Dalam beberapa kasus, telah terjadi pergeseran kepemimpinan yang signifikan dalam persyarikatan ini, di mana semua pihak menolak untuk menjabat sebagai ketua, kemudian saling menolak satu sama lain. Tradisi yang telah terbentuk dan menjadi kesadaran kolektif dalam Muhammadiyah adalah tidak meminta jabatan, melainkan menerima mandat jabatan ketika ditawarkan. Hal ini berkontribusi pada kekuatan dan otonomi Muhammadiyah sebagai organisasi Islam, yang menjamin kemandiriannya dari pengaruh eksternal.
Para pemimpin Muhammadiyah adalah individu-individu yang tulus dalam upaya mereka untuk memajukan dakwah Islam, dengan niat semata-mata untuk mencari keridhaan Allah SWT. Proses perubahan struktur kepengurusan Muhammadiyah tidak mencakup pemilihan Ketua Umum (Ketum), melainkan pemilihan Pimpinan Muhammadiyah. Di tingkat Pimpinan Wilayah, 11 orang dari total 33 calon telah dipilih oleh anggota Musyawarah Wilayah (Musywil) untuk secara langsung menjadi kumpulan calon yang telah disahkan. Setiap anggota Muktamar bertanggung jawab untuk memilih 11 orang dari daftar calon tetap untuk menjadi pimpinan persyarikatan.
Pemilihan kandidat posisi Ketum dilakukan oleh 11 orang terpilih. Tidak diperlukan suara terbanyak untuk menentukan hasilnya. Semua anggota formatur yang terpilih memiliki kesempatan untuk menjadi Ketua Pimpinan Wilayah Muhammadiyah. Sistem ini telah digunakan selama beberapa periode kepemimpinan dan telah berperan penting dalam mencegah perpecahan dan perselisihan di dalam Muhammadiyah. Sistem ini juga telah memfasilitasi konsolidasi Muhammadiyah sebagai organisasi Islam, yang ditandai dengan komitmen yang teguh terhadap pengamalan ajaran Islam yang berkaitan dengan kepemimpinan.

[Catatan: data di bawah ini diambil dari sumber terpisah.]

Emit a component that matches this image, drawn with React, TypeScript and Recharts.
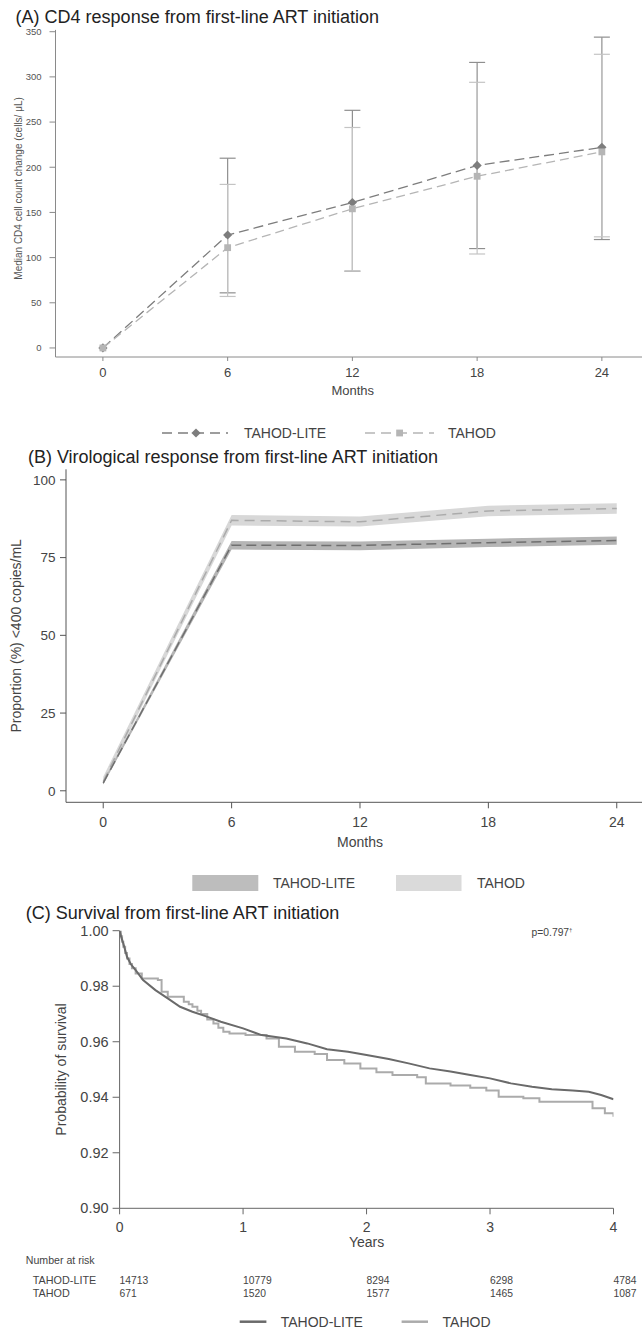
import React from "react";
import { ComposedChart, LineChart, Line, Area, XAxis, YAxis, ErrorBar } from "recharts";

const FONT = '"Liberation Sans", Arial, Helvetica, sans-serif';

// (A) CD4 response, median change with IQR
const cd4Months = [0, 6, 12, 18, 24];
const cd4Lite = [0, 125, 161, 202, 222];
const cd4LiteLow = [null, 61, 85, 110, 120];
const cd4LiteHigh = [null, 210, 263, 316, 344];
const cd4Tahod = [0, 111, 154, 190, 217];
const cd4TahodLow = [null, 57, 85, 104, 123];
const cd4TahodHigh = [null, 181, 244, 294, 325];
const cd4Ticks = [0, 50, 100, 150, 200, 250, 300, 350];

// (B) virological response, proportion <400 copies/mL with CI
const vlMonths = [0, 6, 12, 18, 24];
const vlLite = [2.5, 79, 78.9, 79.8, 80.5];
const vlLiteLow = [2, 77.6, 77.4, 78.4, 79.1];
const vlLiteHigh = [3.1, 80.3, 80.2, 81.1, 81.8];
const vlTahod = [3, 87, 86.5, 90, 90.8];
const vlTahodLow = [2, 85.3, 85, 88.3, 89.1];
const vlTahodHigh = [4.5, 88.7, 88.2, 91.7, 92.5];
const vlTicks = [0, 25, 50, 75, 100];

// (C) survival
const liteYears = [0, 0.015, 0.03, 0.06, 0.09, 0.13, 0.19, 0.29, 0.39, 0.49, 0.59, 0.69, 0.82, 1.0, 1.15, 1.35, 1.52, 1.68, 1.85, 2.0, 2.18, 2.34, 2.51, 2.68, 2.84, 3.0, 3.17, 3.34, 3.5, 3.67, 3.8, 3.9, 4.0];
const liteSurv = [1.0, 0.9975, 0.9954, 0.9906, 0.988, 0.9858, 0.9822, 0.9786, 0.9756, 0.9726, 0.9708, 0.9693, 0.9672, 0.9648, 0.9624, 0.9612, 0.9594, 0.9573, 0.9564, 0.9552, 0.9538, 0.9522, 0.9504, 0.9493, 0.948, 0.9468, 0.945, 0.9438, 0.9429, 0.9424, 0.942, 0.9408, 0.9393];
const tahodYears = [0, 0.01, 0.02, 0.03, 0.045, 0.06, 0.08, 0.1, 0.13, 0.18, 0.31, 0.34, 0.39, 0.49, 0.52, 0.56, 0.59, 0.63, 0.66, 0.71, 0.76, 0.8, 0.84, 0.89, 1.02, 1.19, 1.29, 1.42, 1.58, 1.68, 1.82, 1.95, 2.08, 2.21, 2.41, 2.48, 2.68, 2.84, 2.97, 3.07, 3.27, 3.4, 3.83, 3.93, 4.0];
const tahodSurv = [1.0, 0.998, 0.996, 0.9942, 0.992, 0.99, 0.988, 0.9865, 0.9846, 0.9828, 0.9822, 0.978, 0.9762, 0.9762, 0.9744, 0.9735, 0.9726, 0.9712, 0.97, 0.968, 0.9666, 0.965, 0.9636, 0.963, 0.9624, 0.9612, 0.9582, 0.9564, 0.9556, 0.9534, 0.9522, 0.9504, 0.949, 0.948, 0.9472, 0.945, 0.9442, 0.9434, 0.9424, 0.9402, 0.9396, 0.9384, 0.936, 0.9342, 0.933];
const survTicks = [0.9, 0.92, 0.94, 0.96, 0.98, 1.0];
const riskYears = [0, 1, 2, 3, 4];
const riskLite = [14713, 10779, 8294, 6298, 4784];
const riskTahod = [671, 1520, 1577, 1465, 1087];

const cd4Data = cd4Months.map((m, i) => ({
  month: m,
  lite: cd4Lite[i],
  tahod: cd4Tahod[i],
  liteErr: cd4LiteLow[i] == null ? null : [cd4Lite[i] - cd4LiteLow[i], cd4LiteHigh[i] - cd4Lite[i]],
  tahodErr: cd4TahodLow[i] == null ? null : [cd4Tahod[i] - cd4TahodLow[i], cd4TahodHigh[i] - cd4Tahod[i]],
}));

const vlData = vlMonths.map((m, i) => ({
  month: m,
  lite: vlLite[i],
  tahod: vlTahod[i],
  liteBand: [vlLiteLow[i], vlLiteHigh[i]],
  tahodBand: [vlTahodLow[i], vlTahodHigh[i]],
}));

const liteSurvData = liteYears.map((t, i) => ({ t, s: liteSurv[i] }));
const tahodSurvData = tahodYears.map((t, i) => ({ t, s: tahodSurv[i] }));

const Diamond = (p: any) => {
  const { cx, cy, index } = p;
  if (cx == null || cy == null) return <g key={`d${index}`} />;
  const r = 4.6;
  return <path key={`d${index}`} d={`M${cx},${cy - r}L${cx + r},${cy}L${cx},${cy + r}L${cx - r},${cy}Z`} fill="#7d7d7d" />;
};

const Square = (p: any) => {
  const { cx, cy, index } = p;
  if (cx == null || cy == null) return <g key={`s${index}`} />;
  return <rect key={`s${index}`} x={cx - 3.4} y={cy - 3.4} width={6.8} height={6.8} fill="#b5b5b5" />;
};

const RiskTick = (props: any) => {
  const { x, y, payload } = props;
  const i = riskYears.indexOf(payload.value);
  return (
    <g>
      <text x={x} y={y} dy="0.71em" textAnchor="middle" fontSize={14} fill="#444" fontFamily={FONT}>
        {payload.value}
      </text>
      <text x={x} y={y + 61.4} fontSize={10.3} fill="#444" fontFamily={FONT}>
        {riskLite[i]}
      </text>
      <text x={x} y={y + 74.7} fontSize={10.3} fill="#444" fontFamily={FONT}>
        {riskTahod[i]}
      </text>
    </g>
  );
};

function Overlay() {
  const t = { fontFamily: FONT };
  return (
    <svg width={642} height={1329} style={{ position: "absolute", left: 0, top: 0, pointerEvents: "none" }}>
      <g style={t} fill="#222" fontSize={18}>
        <text x={15.6} y={23.4}>(A) CD4 response from first-line ART initiation</text>
        <text x={27.9} y={463.1}>(B) Virological response from first-line ART initiation</text>
        <text x={25.8} y={919.1}>(C) Survival from first-line ART initiation</text>
      </g>

      {/* legend A */}
      <line x1={162} x2={228} y1={433} y2={433} stroke="#7d7d7d" strokeWidth={1.3} strokeDasharray="10 6" />
      <path d="M196,428.4L200.6,433L196,437.6L191.4,433Z" fill="#7d7d7d" />
      <text x={244} y={438} fontSize={14} fill="#444" style={t}>TAHOD-LITE</text>
      <line x1={365} x2={434} y1={433} y2={433} stroke="#b5b5b5" strokeWidth={1.3} strokeDasharray="10 6" />
      <rect x={396.2} y={429.6} width={6.8} height={6.8} fill="#b5b5b5" />
      <text x={448} y={438} fontSize={14} fill="#444" style={t}>TAHOD</text>

      {/* legend B */}
      <rect x={192.3} y={875} width={66} height={16} fill="#bdbdbd" />
      <text x={273} y={888} fontSize={14} fill="#444" style={t}>TAHOD-LITE</text>
      <rect x={396} y={875} width={65.5} height={16} fill="#dadada" />
      <text x={477} y={888} fontSize={14} fill="#444" style={t}>TAHOD</text>

      {/* p-value */}
      <text x={531.6} y={935.7} fontSize={10.3} fill="#444" style={t}>
        p=0.797<tspan fontSize={6} dy={-4}>†</tspan>
      </text>

      {/* number at risk labels */}
      <text x={25.8} y={1263.8} fontSize={10.6} fill="#444" style={t}>Number at risk</text>
      <text x={32.8} y={1283.8} fontSize={10.8} fill="#444" style={t}>TAHOD-LITE</text>
      <text x={32.8} y={1297.1} fontSize={10.8} fill="#444" style={t}>TAHOD</text>

      {/* legend C */}
      <line x1={239.7} x2={266.4} y1={1321.7} y2={1321.7} stroke="#6a6a6a" strokeWidth={2.5} />
      <text x={280.7} y={1326.7} fontSize={14} fill="#444" style={t}>TAHOD-LITE</text>
      <line x1={401.6} x2={428} y1={1321.7} y2={1321.7} stroke="#ababab" strokeWidth={2.5} />
      <text x={442.6} y={1326.7} fontSize={14} fill="#444" style={t}>TAHOD</text>
    </svg>
  );
}

export default function App() {
  return (
    <div style={{ position: "absolute", left: 0, top: 0, width: 642, height: 1329, background: "#fff", fontFamily: FONT }}>
      <div style={{ position: "absolute", left: 0, top: 0 }}>
        <ComposedChart width={642} height={410} data={cd4Data} margin={{ top: 29.9, right: 0, left: 0, bottom: 8 }}>
          <XAxis
            type="number"
            dataKey="month"
            domain={[-2.28, 25.93]}
            ticks={cd4Months}
            allowDataOverflow
            height={45}
            stroke="#8a8a8a"
            tickSize={4}
            tickMargin={7}
            tick={{ fontSize: 13, fill: "#444", fontFamily: FONT }}
            label={{ value: "Months", position: "insideTop", offset: 28.4, dx: 4, fontSize: 13, fill: "#444", fontFamily: FONT }}
          />
          <YAxis
            type="number"
            domain={[-10, 352]}
            ticks={cd4Ticks}
            allowDataOverflow
            width={55.5}
            stroke="#8a8a8a"
            tickSize={6}
            tickMargin={8}
            tick={{ fontSize: 9.5, fill: "#555", fontFamily: FONT }}
            label={{
              value: "Median CD4 cell count change (cells/ μL)",
              angle: -90,
              position: "insideLeft",
              offset: 18,
              dy: -5,
              fontSize: 10,
              fill: "#555",
              fontFamily: FONT,
              style: { textAnchor: "middle" },
            }}
          />
          <Line dataKey="lite" stroke="none" dot={false} activeDot={false} isAnimationActive={false}>
            <ErrorBar dataKey="liteErr" width={8} stroke="#8f8f8f" strokeWidth={1.2} direction="y" isAnimationActive={false} />
          </Line>
          <Line dataKey="tahod" stroke="none" dot={false} activeDot={false} isAnimationActive={false}>
            <ErrorBar dataKey="tahodErr" width={8} stroke="#c4c4c4" strokeWidth={1.2} direction="y" isAnimationActive={false} />
          </Line>
          <Line
            type="linear"
            dataKey="lite"
            stroke="#7d7d7d"
            strokeWidth={1.3}
            strokeDasharray="10 5"
            dot={Diamond}
            activeDot={false}
            isAnimationActive={false}
          />
          <Line
            type="linear"
            dataKey="tahod"
            stroke="#b5b5b5"
            strokeWidth={1.3}
            strokeDasharray="9 5"
            dot={Square}
            activeDot={false}
            isAnimationActive={false}
          />
        </ComposedChart>
      </div>

      <div style={{ position: "absolute", left: 0, top: 440 }}>
        <ComposedChart width={642} height={420} data={vlData} margin={{ top: 29.3, right: 0, left: 0, bottom: 7.7 }}>
          <XAxis
            type="number"
            dataKey="month"
            domain={[-1.74, 25.18]}
            ticks={vlMonths}
            allowDataOverflow
            height={50}
            stroke="#555"
            tickSize={6}
            tickMargin={8.4}
            tick={{ fontSize: 14, fill: "#444", fontFamily: FONT }}
            label={{ value: "Months", position: "insideTop", offset: 34.4, dx: 6, fontSize: 14, fill: "#444", fontFamily: FONT }}
          />
          <YAxis
            type="number"
            domain={[-3.7, 103.4]}
            ticks={vlTicks}
            allowDataOverflow
            width={66}
            stroke="#555"
            tickSize={6}
            tickMargin={4.5}
            tick={{ fontSize: 13.5, fill: "#444", fontFamily: FONT }}
            label={{
              value: "Proportion (%)  <400 copies/mL",
              angle: -90,
              position: "insideLeft",
              offset: 16.3,
              fontSize: 14,
              fill: "#444",
              fontFamily: FONT,
              style: { textAnchor: "middle", whiteSpace: "pre" },
            }}
          />
          <Area type="linear" dataKey="tahodBand" stroke="none" fill="#d8d8d8" fillOpacity={1} dot={false} activeDot={false} isAnimationActive={false} />
          <Area type="linear" dataKey="liteBand" stroke="none" fill="#b5b5b5" fillOpacity={1} dot={false} activeDot={false} isAnimationActive={false} />
          <Line type="linear" dataKey="tahod" stroke="#ababab" strokeWidth={1.5} strokeDasharray="10 6" dot={false} activeDot={false} isAnimationActive={false} />
          <Line type="linear" dataKey="lite" stroke="#6f6f6f" strokeWidth={1.5} strokeDasharray="10 5" dot={false} activeDot={false} isAnimationActive={false} />
        </ComposedChart>
      </div>

      <div style={{ position: "absolute", left: 0, top: 920 }}>
        <LineChart width={642} height={409} margin={{ top: 10.7, right: 28.5, left: 0, bottom: 20.7 }}>
          <XAxis
            type="number"
            dataKey="t"
            domain={[0, 4]}
            ticks={riskYears}
            allowDataOverflow
            height={100}
            stroke="#666"
            tickSize={6}
            tickMargin={8}
            tick={RiskTick}
            label={{ value: "Years", position: "insideTop", offset: 28.7, fontSize: 14, fill: "#444", fontFamily: FONT }}
          />
          <YAxis
            type="number"
            dataKey="s"
            domain={[0.9, 1.0]}
            ticks={survTicks}
            allowDataOverflow
            width={119.6}
            stroke="#666"
            tickSize={7}
            tickMargin={4}
            tickFormatter={(v: number) => v.toFixed(2)}
            tick={{ fontSize: 14.5, fill: "#444", fontFamily: FONT }}
            label={{
              value: "Probability of survival",
              angle: -90,
              position: "insideLeft",
              offset: 61.5,
              fontSize: 14,
              fill: "#444",
              fontFamily: FONT,
              style: { textAnchor: "middle" },
            }}
          />
          <Line data={tahodSurvData} type="stepAfter" dataKey="s" stroke="#ababab" strokeWidth={2} dot={false} activeDot={false} isAnimationActive={false} />
          <Line data={liteSurvData} type="linear" dataKey="s" stroke="#6a6a6a" strokeWidth={2} dot={false} activeDot={false} isAnimationActive={false} />
        </LineChart>
      </div>

      <Overlay />
    </div>
  );
}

Seperti yang diamati oleh Abdul Mukti, Sekretaris Pimpinan Pusat Muhammadiyah, kepemimpinan Muhammadiyah tidak ditentukan oleh individu-individu, melainkan oleh sistem itu sendiri. Sistem ini didasarkan pada ajaran dan nilai-nilai Islam. Mengemban peran sebagai pemimpin daerah Muhammadiyah bukanlah masalah kecenderungan pribadi. Melainkan sebuah tanggung jawab yang harus diterima jika dianggap sebagai panggilan ilahi.
Hal ini menunjukkan bahwa jalan untuk menjadi seorang pemimpin Muhammadiyah biasanya tidak melibatkan kampanye yang ekstensif atau bentuk-bentuk manuver politik lainnya.
Sistem perkaderan ortom Muhammadiyah, bisa dilihat salah satu contoh ketika di usia pelajar ia hanya ikut Ikatan Pelajar Muhammadiyah (IPM) dan ketika dia di mahasiswa ia mengikuti Ikatan Mahasiswa Muhammadiyah (IMM) mungkin secara bersamaan mereka juga mengikuti Pemuda Muhammadiyah, namun culture di IPM, IMM, Pemuda Muhammadiyah, Nasyiatul Aisyiyah akan menemukan titik perbedaan maka dengan hal ini apakah disamakan ketika kader di IMM harus mengawali kembali sistem perkaderan di Pemuda Muhammadiyah padahal yang di Pemuda Muhammadiyah tidak jaminan lebih matang konsep ideologinya.
Hal tersebut menujukkan betapa pentingnya memahami kader kultural Muhammadiyah. Di semua jenjang Organisasi Otonom (Ortom) tidak pernah ada sistem yang lebih senior menidas junior dan yang junior menjadi penjilat agar menjadi pimpinan kelak. Karena sejak dini awal perkaderan bisa dilihat dalam Taruna Melati 1 IPM, kita semua belajar berpendapat, bertanya, berpikir kritis dengan simulasi-simulasi seperti di ruang persidangan dan ruang diskusi. Sampai dijenjang selanjutnya, di semua unsur Ortom semua boleh berpendapat apa saja asalkan berdasar dan untuk kebaikan Muhammadiyah ke depan.
Contoh Majelis Pembinaan Kader dan Sumber Daya Insani PDM Ponorogo yang setiap tig bulan sekali membuat acara ngopi dan diskusi bersama Ortom dan kader. Semua unsur dilibatkan dengan tujuan kebersamaan dan forum diskusi antar Ortom dapat terjalin sehingga problem feodalisme yang ada di masyarakat dapat terkikis sedikit demi sedikit.